### Instructions for the task
Write out exactly the lines between the line containing "Reproduce this chart with Plotly.js." and the line containing "const py2y = py => (H - M.b - py) / plotH;", including both of those lines, and nothing more.

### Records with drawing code
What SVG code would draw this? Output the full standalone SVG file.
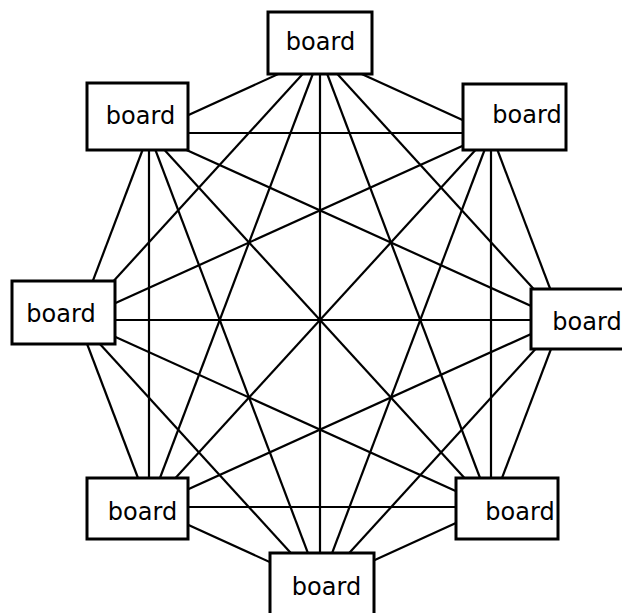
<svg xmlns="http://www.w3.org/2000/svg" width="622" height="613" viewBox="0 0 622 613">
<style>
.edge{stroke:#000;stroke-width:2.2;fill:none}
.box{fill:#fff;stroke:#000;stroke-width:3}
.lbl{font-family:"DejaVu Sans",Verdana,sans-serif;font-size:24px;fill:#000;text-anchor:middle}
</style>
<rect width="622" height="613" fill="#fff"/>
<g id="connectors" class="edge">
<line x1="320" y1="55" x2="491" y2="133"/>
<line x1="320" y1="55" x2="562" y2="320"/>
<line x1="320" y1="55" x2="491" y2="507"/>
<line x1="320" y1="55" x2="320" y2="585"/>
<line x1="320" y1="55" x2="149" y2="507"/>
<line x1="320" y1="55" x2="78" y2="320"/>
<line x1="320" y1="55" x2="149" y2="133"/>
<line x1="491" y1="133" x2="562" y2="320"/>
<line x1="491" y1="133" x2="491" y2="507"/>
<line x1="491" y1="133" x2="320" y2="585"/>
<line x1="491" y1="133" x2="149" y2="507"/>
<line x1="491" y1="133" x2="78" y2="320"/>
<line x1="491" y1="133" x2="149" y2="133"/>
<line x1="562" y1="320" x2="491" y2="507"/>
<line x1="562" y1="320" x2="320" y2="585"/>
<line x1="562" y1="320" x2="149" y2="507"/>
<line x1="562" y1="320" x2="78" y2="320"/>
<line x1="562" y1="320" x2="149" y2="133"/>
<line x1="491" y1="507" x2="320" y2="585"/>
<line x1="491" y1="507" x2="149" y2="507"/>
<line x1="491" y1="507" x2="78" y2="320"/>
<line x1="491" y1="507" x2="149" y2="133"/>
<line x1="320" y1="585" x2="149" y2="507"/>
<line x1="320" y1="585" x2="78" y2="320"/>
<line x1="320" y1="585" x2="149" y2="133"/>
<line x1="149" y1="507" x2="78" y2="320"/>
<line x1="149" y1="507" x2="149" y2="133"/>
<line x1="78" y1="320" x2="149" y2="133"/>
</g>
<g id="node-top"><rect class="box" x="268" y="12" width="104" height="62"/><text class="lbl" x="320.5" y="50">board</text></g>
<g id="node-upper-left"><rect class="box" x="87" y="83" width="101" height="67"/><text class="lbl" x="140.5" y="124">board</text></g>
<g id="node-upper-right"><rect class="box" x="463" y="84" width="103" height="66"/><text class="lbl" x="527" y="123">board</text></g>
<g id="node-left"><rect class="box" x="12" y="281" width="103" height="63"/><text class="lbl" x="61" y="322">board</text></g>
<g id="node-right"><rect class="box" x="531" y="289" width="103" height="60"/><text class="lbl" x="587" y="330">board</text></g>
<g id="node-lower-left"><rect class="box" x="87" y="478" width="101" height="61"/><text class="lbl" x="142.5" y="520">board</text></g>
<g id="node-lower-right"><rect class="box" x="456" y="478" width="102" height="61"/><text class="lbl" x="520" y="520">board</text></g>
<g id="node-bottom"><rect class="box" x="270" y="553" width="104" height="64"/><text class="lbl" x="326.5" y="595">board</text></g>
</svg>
...
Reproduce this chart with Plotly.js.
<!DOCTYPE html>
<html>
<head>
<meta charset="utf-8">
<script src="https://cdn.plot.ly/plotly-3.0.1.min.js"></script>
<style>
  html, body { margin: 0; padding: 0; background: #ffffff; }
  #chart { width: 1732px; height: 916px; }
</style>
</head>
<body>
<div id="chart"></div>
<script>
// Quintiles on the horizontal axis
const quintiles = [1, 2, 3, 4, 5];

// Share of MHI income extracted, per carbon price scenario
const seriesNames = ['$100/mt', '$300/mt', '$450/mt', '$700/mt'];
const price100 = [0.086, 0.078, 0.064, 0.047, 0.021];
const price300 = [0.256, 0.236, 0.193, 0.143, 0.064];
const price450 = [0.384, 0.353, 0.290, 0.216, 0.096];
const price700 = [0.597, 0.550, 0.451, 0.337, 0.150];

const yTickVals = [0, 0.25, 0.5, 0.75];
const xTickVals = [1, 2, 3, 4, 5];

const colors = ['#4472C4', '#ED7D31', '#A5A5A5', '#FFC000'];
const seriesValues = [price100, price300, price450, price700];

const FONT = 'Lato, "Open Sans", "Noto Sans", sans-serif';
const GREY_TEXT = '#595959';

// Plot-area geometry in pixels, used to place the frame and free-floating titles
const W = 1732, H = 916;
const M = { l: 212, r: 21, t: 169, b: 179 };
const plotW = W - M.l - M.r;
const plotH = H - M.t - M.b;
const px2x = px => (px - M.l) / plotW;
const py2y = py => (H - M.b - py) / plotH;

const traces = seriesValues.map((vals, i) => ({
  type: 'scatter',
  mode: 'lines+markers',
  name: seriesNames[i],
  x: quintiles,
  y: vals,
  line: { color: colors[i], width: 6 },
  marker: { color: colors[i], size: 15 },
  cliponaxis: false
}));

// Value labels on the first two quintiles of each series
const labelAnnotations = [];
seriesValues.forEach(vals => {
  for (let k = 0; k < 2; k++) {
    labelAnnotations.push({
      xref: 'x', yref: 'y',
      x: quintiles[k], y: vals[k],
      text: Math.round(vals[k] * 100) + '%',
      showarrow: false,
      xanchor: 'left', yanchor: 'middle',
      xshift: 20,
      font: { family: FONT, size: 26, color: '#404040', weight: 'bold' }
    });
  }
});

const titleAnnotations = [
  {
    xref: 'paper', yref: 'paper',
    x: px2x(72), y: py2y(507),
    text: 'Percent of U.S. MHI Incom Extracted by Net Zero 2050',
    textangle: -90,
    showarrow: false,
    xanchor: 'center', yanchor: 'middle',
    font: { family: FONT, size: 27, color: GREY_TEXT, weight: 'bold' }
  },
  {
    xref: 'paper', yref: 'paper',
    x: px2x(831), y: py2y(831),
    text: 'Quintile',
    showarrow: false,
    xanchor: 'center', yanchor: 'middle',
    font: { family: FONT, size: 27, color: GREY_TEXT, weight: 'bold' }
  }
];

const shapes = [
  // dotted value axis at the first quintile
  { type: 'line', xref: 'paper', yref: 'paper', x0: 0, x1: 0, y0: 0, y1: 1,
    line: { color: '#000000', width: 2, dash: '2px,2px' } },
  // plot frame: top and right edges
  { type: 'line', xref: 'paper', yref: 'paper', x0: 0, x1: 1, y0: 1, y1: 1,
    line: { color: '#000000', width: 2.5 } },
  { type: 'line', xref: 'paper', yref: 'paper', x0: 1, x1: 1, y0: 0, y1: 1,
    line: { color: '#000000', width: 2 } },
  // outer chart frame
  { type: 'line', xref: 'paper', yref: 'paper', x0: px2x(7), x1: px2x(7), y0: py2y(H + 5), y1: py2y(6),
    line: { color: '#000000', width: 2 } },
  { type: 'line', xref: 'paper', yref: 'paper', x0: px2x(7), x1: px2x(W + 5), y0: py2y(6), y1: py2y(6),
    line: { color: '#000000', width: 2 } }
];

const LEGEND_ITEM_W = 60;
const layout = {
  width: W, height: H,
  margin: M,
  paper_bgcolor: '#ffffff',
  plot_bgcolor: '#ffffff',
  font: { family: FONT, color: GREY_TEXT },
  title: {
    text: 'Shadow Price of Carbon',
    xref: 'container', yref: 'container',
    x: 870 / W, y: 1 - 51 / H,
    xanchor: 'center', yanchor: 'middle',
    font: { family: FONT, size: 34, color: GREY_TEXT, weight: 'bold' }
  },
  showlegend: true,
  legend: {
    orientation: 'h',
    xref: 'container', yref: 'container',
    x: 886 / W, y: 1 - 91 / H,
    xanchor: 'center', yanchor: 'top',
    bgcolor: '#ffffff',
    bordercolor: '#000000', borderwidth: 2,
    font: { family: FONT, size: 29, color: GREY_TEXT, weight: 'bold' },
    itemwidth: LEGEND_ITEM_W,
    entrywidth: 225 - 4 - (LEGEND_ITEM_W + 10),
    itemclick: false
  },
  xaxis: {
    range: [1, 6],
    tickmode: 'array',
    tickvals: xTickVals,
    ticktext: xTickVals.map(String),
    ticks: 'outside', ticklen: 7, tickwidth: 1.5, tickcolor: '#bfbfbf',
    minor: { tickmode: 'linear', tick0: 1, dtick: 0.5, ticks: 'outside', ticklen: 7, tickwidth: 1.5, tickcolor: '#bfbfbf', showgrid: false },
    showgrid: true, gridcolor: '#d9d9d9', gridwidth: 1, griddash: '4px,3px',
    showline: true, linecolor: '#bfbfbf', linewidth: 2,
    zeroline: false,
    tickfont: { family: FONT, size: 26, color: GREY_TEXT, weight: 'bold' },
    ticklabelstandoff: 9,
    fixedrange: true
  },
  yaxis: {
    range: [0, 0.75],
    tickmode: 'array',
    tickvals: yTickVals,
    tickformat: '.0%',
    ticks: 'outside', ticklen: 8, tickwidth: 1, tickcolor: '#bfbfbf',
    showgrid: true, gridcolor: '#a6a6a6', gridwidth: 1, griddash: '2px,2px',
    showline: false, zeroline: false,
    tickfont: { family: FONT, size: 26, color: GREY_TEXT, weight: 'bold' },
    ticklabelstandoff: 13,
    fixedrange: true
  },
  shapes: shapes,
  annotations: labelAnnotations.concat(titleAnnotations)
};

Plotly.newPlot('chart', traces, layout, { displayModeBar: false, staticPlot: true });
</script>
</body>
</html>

### Response for this exercise
Reproduce this chart with Plotly.js.
<!DOCTYPE html>
<html>
<head>
<meta charset="utf-8">
<script src="https://cdn.plot.ly/plotly-3.0.1.min.js"></script>
<style>
  html, body { margin: 0; padding: 0; background: #ffffff; }
  #chart { width: 1732px; height: 916px; }
</style>
</head>
<body>
<div id="chart"></div>
<script>
// Quintiles on the horizontal axis
const quintiles = [1, 2, 3, 4, 5];

// Share of MHI income extracted, per carbon price scenario
const seriesNames = ['$100/mt', '$300/mt', '$450/mt', '$700/mt'];
const price100 = [0.086, 0.078, 0.064, 0.047, 0.021];
const price300 = [0.256, 0.236, 0.193, 0.143, 0.064];
const price450 = [0.384, 0.353, 0.290, 0.216, 0.096];
const price700 = [0.597, 0.550, 0.451, 0.337, 0.150];

const yTickVals = [0, 0.25, 0.5, 0.75];
const xTickVals = [1, 2, 3, 4, 5];

const colors = ['#4472C4', '#ED7D31', '#A5A5A5', '#FFC000'];
const seriesValues = [price100, price300, price450, price700];

const FONT = 'Lato, "Open Sans", "Noto Sans", sans-serif';
const GREY_TEXT = '#595959';

// Plot-area geometry in pixels, used to place the frame and free-floating titles
const W = 1732, H = 916;
const M = { l: 212, r: 21, t: 169, b: 179 };
const plotW = W - M.l - M.r;
const plotH = H - M.t - M.b;
const px2x = px => (px - M.l) / plotW;
const py2y = py => (H - M.b - py) / plotH;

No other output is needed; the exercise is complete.